Дом, казалось, совершенно не изменился с тех пор, как Эбнер видел его в последний раз. Его обращенная к реке сторона была отдана под мельницу, которая давным-давно бездействовала, поскольку большинство полей вокруг Данвича заросло бурьяном. Он опять подумал о тете Сари, остановив свой взор на покосившихся оконных проемах той части строения, что выходила на Мискатоник. Именно это заброшенное и необитаемое еще в пору его детства крыло дома стало местом ее заточения. Подчиняясь воле своего отца, она ни разу не покинула пределов таинственной комнаты с заколоченными ставнями, и только смерть сделала ее наконец свободной.
Жилая часть дома (вернее сказать, являвшаяся таковой в бытность Эбнера ребенком) была окружена чудовищно запыленной и затянутой паутиной верандой. Эбнер достал из кармана связку ключей, выданную ему в юридической конторе, и, подобрав нужный, открыл входную дверь. Электричества в доме не было — старый Лютер не доверял всем этим новомодным штуковинам, — и для освещения Эбнер воспользовался найденной на полке у входа керосиновой лампой. Тусклый огонек осветил небольшое помещение, в котором Эбнер узнал кухню, и ее знакомый интерьер поразил его, словно громом, ибо что-то невероятно зловещее было в этой многолетней неизменности окружавшей его обстановки. Обшарпанные стены и потолок, грубо сколоченные стол и стулья, древние часы на каминной полке, истертая половая щетка — все это напомнило ему о давно забытых детских годах и намертво связанных с ними страхах перед этим огромным неуютным домом и его суровым хозяином — отцом его матери.

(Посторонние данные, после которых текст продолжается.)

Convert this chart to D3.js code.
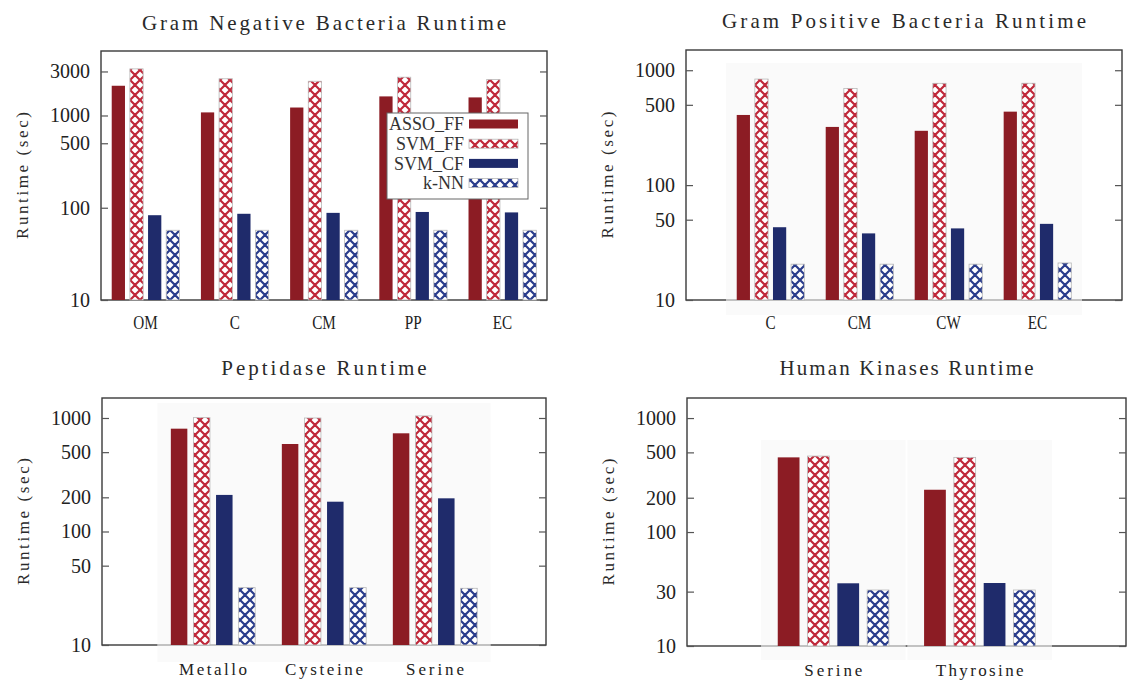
<!DOCTYPE html>
<html>
<head>
<meta charset="utf-8">
<script src="https://cdn.jsdelivr.net/npm/d3@7"></script>
<style>
  html, body { margin: 0; padding: 0; background: #ffffff; }
  svg { display: block; }
</style>
</head>
<body>
<svg id="chart" width="1139" height="681"></svg>
<script>
// ---------------- DATA ----------------
const seriesNames = ["ASSO_FF", "SVM_FF", "SVM_CF", "k-NN"];

const gnTitle = "Gram Negative Bacteria Runtime";
const gnCategories = ["OM", "C", "CM", "PP", "EC"];
const gnAssoFF = [2100, 1080, 1220, 1610, 1570];
const gnSvmFF  = [3200, 2500, 2350, 2600, 2450];
const gnSvmCF  = [83, 86, 88, 90, 89];
const gnKnn    = [57, 57, 57, 57, 57];
const gnTicks  = [10, 100, 500, 1000, 3000];

const gpTitle = "Gram Positive Bacteria Runtime";
const gpCategories = ["C", "CM", "CW", "EC"];
const gpAssoFF = [408, 321, 297, 436];
const gpSvmFF  = [838, 695, 769, 770];
const gpSvmCF  = [43, 38, 42, 46];
const gpKnn    = [20.5, 20.5, 20.5, 21];
const gpTicks  = [10, 50, 100, 500, 1000];

const pepTitle = "Peptidase Runtime";
const pepCategories = ["Metallo", "Cysteine", "Serine"];
const pepAssoFF = [805, 590, 733];
const pepSvmFF  = [1007, 1000, 1043];
const pepSvmCF  = [210, 183, 196];
const pepKnn    = [32, 32, 31.6];
const pepTicks  = [10, 50, 100, 200, 500, 1000];

const hkTitle = "Human Kinases Runtime";
const hkCategories = ["Serine", "Thyrosine"];
const hkAssoFF = [452, 235];
const hkSvmFF  = [464, 452];
const hkSvmCF  = [35.5, 35.7];
const hkKnn    = [31, 31];
const hkTicks  = [10, 30, 100, 200, 500, 1000];

const yLabel = "Runtime (sec)";

// ---------------- STYLE ----------------
const SERIF = "'Liberation Serif', 'DejaVu Serif', serif";
const cAsso = "#8c1c24", cSvmFFLine = "#c0283a", cSvmCF = "#1f2b6b", cKnnLine = "#2a3c8c";

const svg = d3.select("#chart");
const defs = svg.append("defs");
function lattice(id, color) {
  const p = defs.append("pattern").attr("id", id).attr("patternUnits", "userSpaceOnUse")
    .attr("width", 10).attr("height", 10);
  p.append("rect").attr("width", 10).attr("height", 10).attr("fill", "#ffffff");
  p.append("path")
    .attr("d", "M0,0L10,10M10,0L0,10M-5,5L5,15M5,-5L15,5M-5,5L5,-5M5,15L15,5")
    .attr("stroke", color).attr("stroke-width", 2.2).attr("fill", "none");
}
lattice("patSvmFF", cSvmFFLine);
lattice("patKnn", cKnnLine);

const seriesFill = {
  "ASSO_FF": cAsso, "SVM_FF": "url(#patSvmFF)", "SVM_CF": cSvmCF, "k-NN": "url(#patKnn)"
};
const seriesStroke = { "ASSO_FF": "none", "SVM_FF": "#b8b8b8", "SVM_CF": "none", "k-NN": "#b8b8b8" };

// ---------------- PANELS ----------------
const panels = [
  { title: gnTitle, cats: gnCategories, vals: [gnAssoFF, gnSvmFF, gnSvmCF, gnKnn], ticks: gnTicks,
    left: 101, right: 547, top: 51, bottom: 300, max: 5000, po: 0, patch: "none",
    titleY: 30, condensedX: true },
  { title: gpTitle, cats: gpCategories, vals: [gpAssoFF, gpSvmFF, gpSvmCF, gpKnn], ticks: gpTicks,
    left: 686, right: 1122, top: 50, bottom: 300, max: 1500, po: 0.45, patch: "all",
    patchTop: 13, patchBottom: 15, titleY: 28, condensedX: true },
  { title: pepTitle, cats: pepCategories, vals: [pepAssoFF, pepSvmFF, pepSvmCF, pepKnn], ticks: pepTicks,
    left: 102, right: 546, top: 398, bottom: 645, max: 1500, po: 0.5, patch: "all",
    patchTop: 5, patchBottom: 17, titleY: 375, condensedX: false },
  { title: hkTitle, cats: hkCategories, vals: [hkAssoFF, hkSvmFF, hkSvmCF, hkKnn], ticks: hkTicks,
    left: 687, right: 1126, top: 398, bottom: 646, max: 1500, po: 0.5, patch: "each",
    patchTop: 42, patchBottom: 14, titleY: 375, condensedX: false }
];

panels.forEach((cfg, pi) => {
  const g = svg.append("g");
  const y = d3.scaleLog().domain([10, cfg.max]).range([cfg.bottom, cfg.top]);
  const x0 = d3.scaleBand().domain(cfg.cats).range([cfg.left, cfg.right]).paddingInner(0).paddingOuter(cfg.po);
  const x1 = d3.scaleBand().domain(seriesNames).range([0, x0.bandwidth()]).paddingInner(0.27).paddingOuter(0.59);

  // frame
  g.append("rect").attr("x", cfg.left).attr("y", cfg.top)
    .attr("width", cfg.right - cfg.left).attr("height", cfg.bottom - cfg.top)
    .attr("fill", "none").attr("stroke", "#3a3a3a").attr("stroke-width", 1.4);

  // scanned-paste patches behind the bars
  let patchSpans = [];
  if (cfg.patch === "all") {
    patchSpans = [[x0(cfg.cats[0]), x0(cfg.cats[cfg.cats.length - 1]) + x0.bandwidth()]];
  } else if (cfg.patch === "each") {
    patchSpans = cfg.cats.map(c => [x0(c) + 1, x0(c) + x0.bandwidth() - 1]);
  }
  patchSpans.forEach(([a, b]) => {
    g.append("rect").attr("x", a).attr("y", cfg.top + cfg.patchTop)
      .attr("width", b - a).attr("height", cfg.bottom - cfg.top - cfg.patchTop + cfg.patchBottom)
      .attr("fill", "#fafafa");
    g.append("line").attr("x1", a).attr("x2", b).attr("y1", y(10)).attr("y2", y(10))
      .attr("stroke", "#8a8a8a").attr("stroke-width", 1);
  });

  // bars
  const rows = [];
  cfg.cats.forEach((c, ci) => seriesNames.forEach((s, si) => rows.push({ c, s, v: cfg.vals[si][ci] })));
  g.selectAll("rect.bar").data(rows).enter().append("rect").attr("class", "bar")
    .attr("x", d => x0(d.c) + x1(d.s))
    .attr("y", d => y(d.v))
    .attr("width", x1.bandwidth())
    .attr("height", d => y(10) - y(d.v))
    .attr("fill", d => seriesFill[d.s])
    .attr("stroke", d => seriesStroke[d.s])
    .attr("stroke-width", 0.8);

  // left axis (inward ticks)
  const ax = g.append("g").attr("transform", `translate(${cfg.left},0)`)
    .call(d3.axisLeft(y).tickValues(cfg.ticks).tickFormat(d3.format("d"))
      .tickSizeInner(-7).tickSizeOuter(0).tickPadding(11));
  ax.select(".domain").remove();
  ax.selectAll(".tick line").attr("stroke", "#555").attr("stroke-width", 1.2);
  ax.selectAll(".tick text").attr("font-family", SERIF).attr("font-size", 20).attr("fill", "#222");

  // right mirror ticks
  const axr = g.append("g").attr("transform", `translate(${cfg.right},0)`)
    .call(d3.axisRight(y).tickValues(cfg.ticks).tickFormat("").tickSizeInner(-7).tickSizeOuter(0));
  axr.select(".domain").remove();
  axr.selectAll(".tick line").attr("stroke", "#555").attr("stroke-width", 1.2);

  // bottom category labels
  const axb = g.append("g").attr("transform", `translate(0,${cfg.bottom})`)
    .call(d3.axisBottom(x0).tickSize(0).tickPadding(cfg.condensedX ? 16 : 18));
  axb.select(".domain").remove();
  axb.selectAll(".tick text").attr("font-family", SERIF).attr("fill", "#222")
    .attr("font-size", cfg.condensedX ? 19 : 17)
    .each(function (d) {
      const t = d3.select(this);
      if (cfg.condensedX) {
        const w = this.getComputedTextLength();
        t.attr("textLength", w * 0.8).attr("lengthAdjust", "spacingAndGlyphs");
      } else {
        t.attr("textLength", d.length * 10 - 2).attr("lengthAdjust", "spacing");
      }
    });

  // title
  const cx = (cfg.left + cfg.right) / 2;
  g.append("text").attr("x", cx).attr("y", cfg.titleY).attr("text-anchor", "middle")
    .attr("font-family", SERIF).attr("font-size", 21).attr("fill", "#2a2a2a")
    .attr("textLength", cfg.title.length * 12.2 - 2).attr("lengthAdjust", "spacing")
    .text(cfg.title);

  // y label
  const cy = (cfg.top + cfg.bottom) / 2;
  const lx = cfg.left - 79;
  g.append("text").attr("transform", `translate(${lx},${cy}) rotate(-90)`)
    .attr("text-anchor", "middle").attr("dy", "0.35em")
    .attr("font-family", SERIF).attr("font-size", 17).attr("fill", "#2a2a2a")
    .attr("textLength", 127).attr("lengthAdjust", "spacing")
    .text(yLabel);

  // legend in first panel
  if (pi === 0) {
    const lg = g.append("g");
    lg.append("rect").attr("x", 387).attr("y", 113).attr("width", 141).attr("height", 86)
      .attr("fill", "#ffffff").attr("stroke", "#666").attr("stroke-width", 1);
    seriesNames.forEach((s, i) => {
      const yy = 124 + i * 19.7;
      lg.append("text").attr("x", 464).attr("y", yy).attr("dy", "0.35em")
        .attr("text-anchor", "end").attr("font-family", SERIF).attr("font-size", 18)
        .attr("fill", "#333").text(s);
      lg.append("rect").attr("x", 469).attr("y", yy - 4.5).attr("width", 49).attr("height", 9)
        .attr("fill", seriesFill[s]).attr("stroke", seriesStroke[s]).attr("stroke-width", 0.8);
    });
  }
});
</script>
</body>
</html>
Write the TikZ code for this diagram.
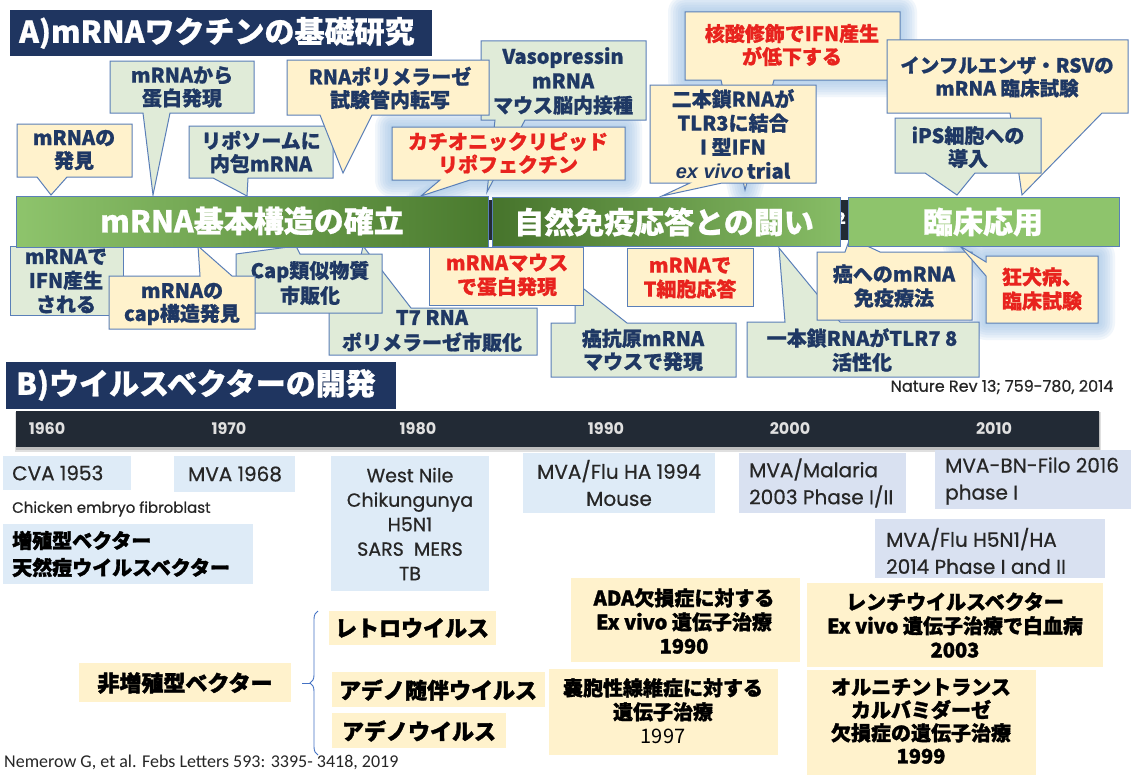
\documentclass[tikz,border=0pt]{standalone}
\usepackage{fontspec}
\setmainfont{Noto Sans CJK JP}[BoldFeatures={FakeBold=0.8}]
\newfontfamily\pop{Poppins}[FakeBold=0.6]
\newfontfamily\popy{Poppins}
\newfontfamily\carl{Carlito}
\newfontfamily\libs{Liberation Sans}
\newfontfamily\jheavy{Noto Sans CJK JP}[BoldFeatures={FakeBold=1.6}]
\usetikzlibrary{decorations.pathreplacing}
\definecolor{cNavy}{HTML}{1F3864}
\definecolor{cTitle}{HTML}{1F3560}
\definecolor{cBord}{HTML}{5A7FB8}
\definecolor{cYel}{HTML}{FFF2CC}
\definecolor{cGrn}{HTML}{E0EBD8}
\definecolor{cRed}{HTML}{E8231E}
\definecolor{cGlow}{HTML}{9DC3E6}
\definecolor{cDark}{HTML}{222A35}
\definecolor{cLB}{HTML}{DEEBF7}
\definecolor{cLV}{HTML}{D9E1F1}
\definecolor{gL}{HTML}{8EC46C}
\definecolor{gD}{HTML}{4A7A2E}
\definecolor{gM}{HTML}{5E9642}
\definecolor{cBrace}{HTML}{4472C4}
\newcommand\glowit[1]{\foreach \w in {34,29,24,19,14,9,4}{\path[glowline,line width=\w pt] #1;}}
\begin{document}
\begin{tikzpicture}[x=1pt,y=-1pt,
  callY/.style={fill=cYel,draw=cBord,line width=1pt},
  callG/.style={fill=cGrn,draw=cBord,line width=1pt},
  glowline/.style={draw=cGlow,draw opacity=0.14,line join=round},
  ctext/.style={text=cNavy,font=\bfseries\fontsize{20}{23}\selectfont,align=center,inner sep=0pt},
  ctextw/.style={ctext,font=\bfseries\fontsize{20}{24.5}\selectfont},
  rtext/.style={ctext,text=cRed},
  titletext/.style={text=white,font=\bfseries\fontsize{30}{34}\selectfont,inner sep=0pt,anchor=west},
  bartext/.style={text=white,font=\bfseries\fontsize{30}{34}\selectfont,inner sep=0pt},
  bar/.style={draw=cBord,line width=0.8pt},
  yeartxt/.style={text=white!88!black,font=\popy\bfseries\fontsize{16}{18}\selectfont,inner sep=0pt},
  ptxt/.style={text=black!85,font=\pop\fontsize{20}{27}\selectfont,inner sep=0pt,align=center},
  jtxt/.style={text=black,font=\jheavy\bfseries\fontsize{20}{24}\selectfont,inner sep=0pt,align=center},
  jbig/.style={text=black,font=\jheavy\bfseries\fontsize{22}{26}\selectfont,inner sep=0pt}
]
\useasboundingbox (0,0) rectangle (1131,776);
\fill[white] (0,0) rectangle (1131,776);

% ---------- Section A title
\fill[cTitle] (10,10) rectangle (432,56);
\node[titletext] (titleA) at (19,33) {A)mRNAワクチンの基礎研究};

% ---------- glowing bubbles
\glowit{(392,127) -- (625,127) -- (625,180) -- (470,180) -- (421,196) -- (440,180) -- (392,180) -- cycle}
\glowit{(685,12) -- (900,12) -- (900,80) -- (774,80) -- (745,190) -- (721,80) -- (685,80) -- cycle}
\glowit{(986,256) -- (1098,256) -- (1098,323) -- (986,323) -- (986,276) -- (960,246) -- (986,262) -- cycle}

% ---------- top bubbles
\path[callY] (17,124) -- (132,124) -- (132,177) -- (67,177) -- (51,195) -- (37,177) -- (17,177) -- cycle;
\node[ctext] (hakken) at (74,150) {mRNAの\\発見};
\path[callG] (110,61) -- (254,61) -- (254,113) -- (170,113) -- (153,195) -- (143,113) -- (110,113) -- cycle;
\node[ctext] (kara) at (182,87) {mRNAから\\蛋白発現};
\path[callG] (189,126) -- (333,126) -- (333,178) -- (248,178) -- (247,196) -- (213,178) -- (189,178) -- cycle;
\node[ctext] (ribo) at (261,152) {リポソームに\\内包mRNA};
\path[callG] (481,41) -- (646,41) -- (646,120) -- (525,120) -- (487,192) -- (495,120) -- (481,120) -- cycle;
\node[ctextw] (vaso) at (563,81) {Vasopressin\\mRNA\\マウス脳内接種};
\path[callY] (287,60) -- (489,60) -- (489,115) -- (372,115) -- (343,173) -- (320,115) -- (287,115) -- cycle;
\node[ctext] (rnapol) at (390,88) {RNAポリメラーゼ\\試験管内転写};
\path[callY] (392,127) -- (625,127) -- (625,180) -- (470,180) -- (421,196) -- (440,180) -- (392,180) -- cycle;
\node[rtext] (cation) at (508,153) {カチオニックリピッド\\リポフェクチン};
\path[callY] (685,12) -- (900,12) -- (900,80) -- (774,80) -- (745,190) -- (721,80) -- (685,80) -- cycle;
\node[rtext] (kakusan) at (792,45) {核酸修飾でIFN産生\\が低下する};
\path[callY] (650,85) -- (816,85) -- (816,183) -- (722,183) -- (662,196) -- (690,183) -- (650,183) -- cycle;
\node[ctext,font=\bfseries\fontsize{20}{24}\selectfont] (nihon) at (733,134) {二本鎖RNAが\\TLR3に結合\\I 型IFN\\{\libs\bfseries\itshape ex vivo}\,trial};
\path[callY] (887,40) -- (1128,40) -- (1128,113) -- (1102,113) -- (1022,195) -- (1010,113) -- (887,113) -- cycle;
\node[ctext,font=\bfseries\fontsize{19.5}{23}\selectfont] (influ) at (1007,77) {インフルエンザ・RSVの\\mRNA 臨床試験};
\path[callG] (895,118) -- (1041,118) -- (1041,173) -- (975,173) -- (957,195) -- (925,173) -- (895,173) -- cycle;
\node[ctext] (ips) at (968,147) {iPS細胞への\\導入};

% ---------- bottom bubbles
\path[callG] (10,246) rectangle (123,315);
\node[ctext,font=\bfseries\fontsize{20}{24}\selectfont] (ifn) at (66,281) {mRNAで\\IFN産生\\される};
\path[callG] (329,308) -- (350,308) -- (363,246) -- (411,308) -- (537,308) -- (537,355) -- (329,355) -- cycle;
\node[ctext,font=\bfseries\fontsize{20}{25}\selectfont] (t7) at (432,331) {T7 RNA\\ポリメラーゼ市販化};
\path[callG] (236,254) -- (296,246) -- (300,254) -- (382,254) -- (382,313) -- (236,313) -- cycle;
\node[ctext,font=\bfseries\fontsize{20}{25}\selectfont] (caprui) at (310,283) {Cap類似物質\\市販化};
\path[callY] (109,276) -- (200,276) -- (198,246) -- (232,276) -- (255,276) -- (255,329) -- (109,329) -- cycle;
\node[ctext] (capst) at (182,304) {mRNAの\\cap構造発見};
\path[callG] (551,323) -- (575,323) -- (575,282) -- (627,323) -- (736,323) -- (736,377) -- (551,377) -- cycle;
\node[ctext] (ganko) at (643,350) {癌抗原mRNA\\マウスで発現};
\path[callY] (429,247) rectangle (583,305);
\node[rtext,font=\bfseries\fontsize{20}{24}\selectfont] (mouse) at (507,275) {mRNAマウス\\で蛋白発現};
\path[callY] (627,248) rectangle (753,306);
\node[rtext,font=\bfseries\fontsize{20}{24}\selectfont] (tcell) at (690,278) {mRNAで\\T細胞応答};
\path[callG] (747,322) -- (785,322) -- (779,248) -- (840,322) -- (979,322) -- (979,377) -- (747,377) -- cycle;
\node[ctext,font=\bfseries\fontsize{20}{24}\selectfont] (ippon) at (862,350) {一本鎖RNAがTLR7 8\\活性化};
\path[callY] (817,252) -- (845,252) -- (850,238) -- (880,252) -- (972,252) -- (972,320) -- (817,320) -- cycle;
\node[ctext,font=\bfseries\fontsize{20}{24}\selectfont] (ganmen) at (894,286) {癌へのmRNA\\免疫療法};
\path[callY] (986,256) -- (1098,256) -- (1098,323) -- (986,323) -- (986,276) -- (960,246) -- (986,262) -- cycle;
\node[rtext,font=\bfseries\fontsize{20}{24}\selectfont] (kyoken) at (1042,289) {狂犬病、\\臨床試験};

% ---------- phase bars
\fill[cDark] (482,200) rectangle (851,240);
\node[text=white,font=\bfseries\fontsize{16}{18}\selectfont,inner sep=0pt] (hidden2) at (841,218) {2};
\path[bar,left color=gL,right color=gD] (16,196) rectangle (488,247);
\path[bar,left color=gD!95!black,right color=gL!90!gD] (492,197) rectangle (840,246);
\path[bar,left color=gL,middle color=gM,right color=gL] (848,197) rectangle (1119,246);
\node[bartext] (bar1) at (252,221) {mRNA基本構造の確立};
\node[bartext] (bar2) at (664,222) {自然免疫応答との闘い};
\node[bartext] (bar3) at (983,222) {臨床応用};

\node[text=black!85,font=\pop\fontsize{16}{18}\selectfont,inner sep=0pt] (nature) at (1002,387) {Nature Rev 13; 759-780, 2014};

% ---------- Section B
\fill[cTitle] (6,362) rectangle (396,409);
\node[titletext] (titleB) at (16,385) {B)ウイルスベクターの開発};
\fill[black,opacity=0.12] (15,412) rectangle (1101,452);
\fill[black,opacity=0.15] (16,412) rectangle (1100,450);
\fill[cDark] (16,411) rectangle (1099,447);
\node[yeartxt] (y60) at (47,429) {1960};
\node[yeartxt] (y70) at (229,429) {1970};
\node[yeartxt] (y80) at (418,429) {1980};
\node[yeartxt] (y90) at (606,429) {1990};
\node[yeartxt] (y00) at (790,429) {2000};
\node[yeartxt] (y10) at (994,429) {2010};

\fill[cLB] (3,456) rectangle (131,490);
\node[ptxt,anchor=west] (cva) at (12,473) {CVA 1953};
\fill[cLB] (174,456) rectangle (295,492);
\node[ptxt] (mva68) at (235,474) {MVA 1968};
\node[ptxt,font=\pop\fontsize{15}{18}\selectfont,anchor=west] (chick) at (12,509) {Chicken embryo fibroblast};
\fill[cLB] (3,524) rectangle (253,584);
\node[jtxt,align=left,anchor=west,font=\jheavy\bfseries\fontsize{20}{27}\selectfont] (zoshoku) at (12,554) {増殖型ベクター\\天然痘ウイルスベクター};
\fill[cLB] (331,456) rectangle (489,591);
\node[ptxt,font=\pop\fontsize{19}{24.5}\selectfont] (westnile) at (410,524) {West Nile\\Chikungunya\\H5N1\\SARS\ \ MERS\\TB};
\fill[cLB] (523,453) rectangle (715,513);
\node[ptxt] (flu94) at (619,483) {MVA/Flu HA 1994\\Mouse};
\fill[cLV] (739,453) rectangle (906,513);
\node[ptxt,align=left,anchor=west] (malaria) at (749,483) {MVA/Malaria\\2003 Phase I/II};
\fill[cLV] (935,450) rectangle (1131,509);
\node[ptxt,align=left,anchor=west] (filo) at (945,481) {MVA-BN-Filo 2016\\phase I};
\fill[cLV] (875,519) rectangle (1105,578);
\node[ptxt,align=left,anchor=west] (h5n1) at (886,551) {MVA/Flu H5N1/HA\\2014 Phase I and II};

\fill[cYel] (571,578) rectangle (800,662);
\node[jtxt] (ada) at (684,621) {ADA欠損症に対する\\Ex vivo 遺伝子治療\\1990};
\fill[cYel] (807,583) rectangle (1103,667);
\node[jtxt] (lenti) at (955,625) {レンチウイルスベクター\\Ex vivo 遺伝子治療で白血病\\2003};
\fill[cYel] (549,669) rectangle (778,755);
\node[jtxt] (cf) at (663,711) {嚢胞性線維症に対する\\遺伝子治療\\{\mdseries 1997}};
\fill[cYel] (807,670) rectangle (1036,775);
\node[jtxt,font=\jheavy\bfseries\fontsize{20}{23}\selectfont] (otc) at (921,721) {オルニチントランス\\カルバミダーゼ\\欠損症の遺伝子治療\\1999};

\fill[cYel] (79,663) rectangle (291,702);
\node[jbig] (hizo) at (185,683) {非増殖型ベクター};
\fill[cYel] (329,611) rectangle (496,645);
\node[jbig] (retro) at (412,628) {レトロウイルス};
\fill[cYel] (332,672) rectangle (545,707);
\node[jbig] (aav) at (438,690) {アデノ随伴ウイルス};
\fill[cYel] (332,713) rectangle (506,748);
\node[jbig] (adeno) at (419,731) {アデノウイルス};

\coordinate (brBot) at (318,755);
\coordinate (brTop) at (318,611);
\coordinate (brTip) at (310,683);
\coordinate (brEnd) at (302,683);
\draw[cBrace,line width=0.9pt,decorate,decoration={brace,amplitude=8pt}] (brBot) -- (brTop);
\draw[cBrace,line width=0.9pt] (brEnd) -- (brTip);

\node[text=black!85,font=\carl\fontsize{18}{20}\selectfont,inner sep=0pt,anchor=west] (nemerow) at (4,762) {Nemerow G, et al. Febs Letters 593: 3395- 3418, 2019};
\end{tikzpicture}
\end{document}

Приблизившись к кухонному столу, Эбнер увидел на нем небольшой конверт из грубой серой бумаги, на котором стояло его имя, написанное корявым почерком старого, немощного человека — Лютера Уэйтли. Позабыв об оставленных в машине вещах, Эбнер уселся за стол, предварительно смахнув с него пыль, вскрыл конверт и впился глазами в неровные строки адресованного ему послания. Тон письма был скупым и суровым — под стать покойному деду, каким он остался в памяти Эбнера. Начиналось оно с короткого сухого обращения, без обычных в подобных случаях сантиментов:
«Внук!
Ты прочтешь это письмо спустя несколько месяцев после моей смерти. Может быть, тебя разыщут даже позже, хотя это уже не столь важно. Я оставил тебе в наследство некоторую сумму — все, что удалось мне скопить за свою жизнь, — и ты получишь эти деньги, которые я поместил на твое имя в банке Аркхема. Я сделал это не только потому, что ты мой единственный внук, но также и потому, что из всего рода Уэйтли — рода, над которым тяготеет проклятие, — ты единственный, кому удалось вырваться из этого выморочного поселка и получить образование; посему я надеюсь, что ты воспримешь все должным образом, ибо мозг твой не обременен ни суеверием невежества, ни предрассудками, свойственными излишней учености. Позже ты поймешь, о чем я говорю.